Continuously updated Sina Weibo Public Opinion Datasets / 持续维护的微博舆情数据集

Continuously updated Sina Weibo Public Opinion Datasets (only for research)

Sina Weibo is Chinese largest public social media platform. The latest and most popular social events will be disclosed and discussed on Weibo as soon as possible. Therefore, it is of great significance to build a real-time and full-scale Weibo public opinion dataset.

At present, given specified keywords and a specified period, there are two kinds of methods for constructing Weibo tweet datasets: (1) Applying advanced search API given by Weibo; (2) Traversing all Weibo users, collecting all their tweets in the specified period, and then filtering tweets with specified keywords.

However, for the first kinds of method, due to the limitation of the Weibo search API, the result of one time search contains up to 1000 tweets, making it difficult to build large-scale datasets. As for the second kinds of method, although we could build large-scale datasets with almost no omissions, traversing all billions of Weibo users requires very long time and large bandwidth resources. In addition, a large number of Weibo users are inactive, and it makes no sense to traverse their homepages, because they may not post any tweets in the specified period.

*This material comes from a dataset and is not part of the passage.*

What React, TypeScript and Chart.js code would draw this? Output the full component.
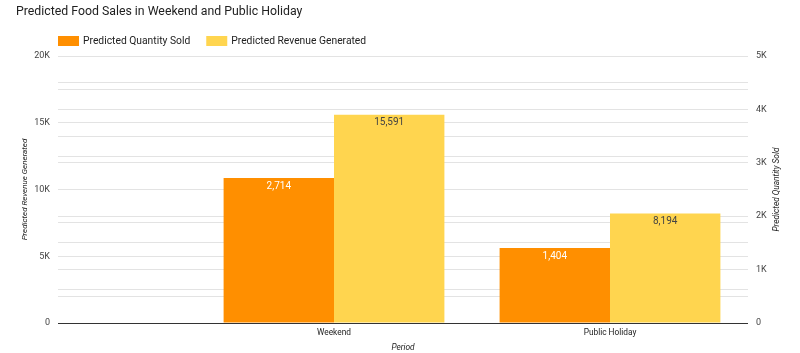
import { useEffect, useRef } from 'react';
import { Chart, registerables } from 'chart.js';

Chart.register(...registerables);

const chartTitle = 'Predicted Food Sales in Weekend and Public Holiday';
const categories = ['Weekend', 'Public Holiday'];
const categoryPositions = [1, 2];
const quantitySold = [2714, 1404];
const revenueGenerated = [15591, 8194];
const seriesNames = ['Predicted Quantity Sold', 'Predicted Revenue Generated'];
const seriesColors = ['#FF8F00', '#FFD54F'];
const labelColors = ['#ffffff', '#444444'];
const leftAxisTitle = 'Predicted Revenue Generated';
const rightAxisTitle = 'Predicted Quantity Sold';
const xAxisTitle = 'Period';

const FONT = 'Roboto, "Noto Sans", sans-serif';

const fmtK = (v: number) => (v === 0 ? '0' : v / 1000 + 'K');

const overlayPlugin = {
  id: 'overlay',
  afterDatasetsDraw(chart: any) {
    const ctx = chart.ctx as CanvasRenderingContext2D;
    ctx.save();
    ctx.font = `10px ${FONT}`;
    ctx.textAlign = 'center';
    ctx.textBaseline = 'middle';
    chart.data.datasets.forEach((ds: any, di: number) => {
      const meta = chart.getDatasetMeta(di);
      meta.data.forEach((bar: any, i: number) => {
        const v = ds.data[i].y as number;
        ctx.fillStyle = labelColors[di];
        ctx.fillText(v.toLocaleString('en-US'), bar.x, bar.y + 8);
      });
    });
    ctx.restore();
  },
  afterDraw(chart: any) {
    const ctx = chart.ctx as CanvasRenderingContext2D;
    const area = chart.chartArea;
    ctx.save();
    // title
    ctx.font = `12.3px ${FONT}`;
    ctx.fillStyle = '#212121';
    ctx.textAlign = 'left';
    ctx.textBaseline = 'middle';
    ctx.fillText(chartTitle, 16, 12);
    // legend
    ctx.font = `10.3px ${FONT}`;
    let x = area.left;
    seriesNames.forEach((name, i) => {
      ctx.fillStyle = seriesColors[i];
      ctx.fillRect(x, 36, 21, 10);
      ctx.fillStyle = '#222222';
      ctx.fillText(name, x + 25, 41.5);
      x += 25 + ctx.measureText(name).width + 16;
    });
    // axis titles
    ctx.fillStyle = '#222222';
    ctx.textAlign = 'center';
    const cy = (area.top + area.bottom) / 2;
    ctx.save();
    ctx.font = `italic 8px ${FONT}`;
    ctx.translate(25, cy);
    ctx.rotate(-Math.PI / 2);
    ctx.fillText(leftAxisTitle, 0, 0);
    ctx.restore();
    ctx.save();
    ctx.font = `italic 8.3px ${FONT}`;
    ctx.translate(777, cy);
    ctx.rotate(-Math.PI / 2);
    ctx.fillText(rightAxisTitle, 0, 0);
    ctx.restore();
    ctx.restore();
  },
};

export default function App() {
  const canvasRef = useRef<HTMLCanvasElement | null>(null);

  useEffect(() => {
    document.body.style.margin = '0';
    const canvas = canvasRef.current;
    if (!canvas) return;
    const chart = new Chart(canvas, {
      type: 'bar',
      data: {
        datasets: [
          {
            label: seriesNames[0],
            data: categoryPositions.map((x, i) => ({ x, y: quantitySold[i] })),
            backgroundColor: seriesColors[0],
            yAxisID: 'y1',
            categoryPercentage: 0.8,
            barPercentage: 1,
          },
          {
            label: seriesNames[1],
            data: categoryPositions.map((x, i) => ({ x, y: revenueGenerated[i] })),
            backgroundColor: seriesColors[1],
            yAxisID: 'y',
            categoryPercentage: 0.8,
            barPercentage: 1,
          },
        ],
      } as any,
      options: {
        animation: false,
        responsive: false,
        maintainAspectRatio: false,
        layout: { padding: { top: 56, left: 0, right: 0, bottom: 0 } },
        plugins: {
          legend: { display: false },
          title: { display: false },
          tooltip: { enabled: false },
        },
        scales: {
          x: {
            type: 'linear',
            offset: false,
            min: 0,
            max: 2.5,
            afterBuildTicks: (scale: any) => {
              scale.ticks = categoryPositions.map((v) => ({ value: v }));
            },
            afterFit: (scale: any) => {
              scale.height = 30;
            },
            grid: { display: false, drawTicks: false, offset: false },
            border: { display: false },
            ticks: {
              autoSkip: false,
              maxRotation: 0,
              padding: 5,
              color: '#222222',
              font: { family: FONT, size: 8.3 },
              callback: (v: any) => {
                const idx = categoryPositions.indexOf(Number(v));
                return idx >= 0 ? categories[idx] : '';
              },
            },
            title: {
              display: true,
              text: xAxisTitle,
              color: '#222222',
              font: { family: FONT, size: 8.3, style: 'italic' },
              padding: 0,
            },
          },
          y: {
            type: 'linear',
            position: 'left',
            min: 0,
            max: 20000,
            afterFit: (scale: any) => {
              scale.width = 58;
            },
            border: { display: false },
            grid: {
              drawTicks: false,
              color: (c: any) => (c.tick && c.tick.value === 0 ? '#333333' : '#e3e3e3'),
              lineWidth: 1,
            },
            ticks: {
              stepSize: 2500,
              autoSkip: false,
              maxTicksLimit: 50,
              padding: 8,
              color: '#444444',
              font: { family: FONT, size: 9 },
              callback: (v: any) => (Number(v) % 5000 === 0 ? fmtK(Number(v)) : ''),
            },
          },
          y1: {
            type: 'linear',
            position: 'right',
            min: 0,
            max: 5000,
            afterFit: (scale: any) => {
              scale.width = 52;
            },
            border: { display: false },
            grid: {
              drawTicks: false,
              drawOnChartArea: true,
              color: (c: any) => (c.tick && c.tick.value === 0 ? 'rgba(0,0,0,0)' : '#e3e3e3'),
              lineWidth: 1,
            },
            ticks: {
              stepSize: 500,
              autoSkip: false,
              maxTicksLimit: 50,
              padding: 8,
              color: '#444444',
              font: { family: FONT, size: 9 },
              callback: (v: any) => (Number(v) % 1000 === 0 ? fmtK(Number(v)) : ''),
            },
          },
        },
      } as any,
      plugins: [overlayPlugin],
    });
    return () => chart.destroy();
  }, []);

  return (
    <div style={{ width: 800, height: 353, position: 'relative', background: '#ffffff' }}>
      <canvas ref={canvasRef} width={800} height={353} style={{ display: 'block', width: 800, height: 353 }} />
    </div>
  );
}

To alleviate these limitations, we propose a novel method to construct Weibo tweet datasets, which can build large-scale datasets with high construction efficiency. Specifically, we first build and dynamically maintain a high-quilty Weibo active user pool (just a small part of all users), and then we only traverse these users and collect all their tweets with specified keywords in the specified period.

Weibo Active User Pool

Based on init seed users and continuous expansion through social relationships, we first build a Weibo user pool including more than 250 million users. The active Weibo user pool is constructed based on Weibo user pool and follow 4 rules:
Item Rule Item Rule
Follows number > 50 Tweets number > 50
Fans number > 50 Recent post < 30 days

Finally, we build a Weibo active user pool with 20 million users, accounting for 8% of the total number of weibo users.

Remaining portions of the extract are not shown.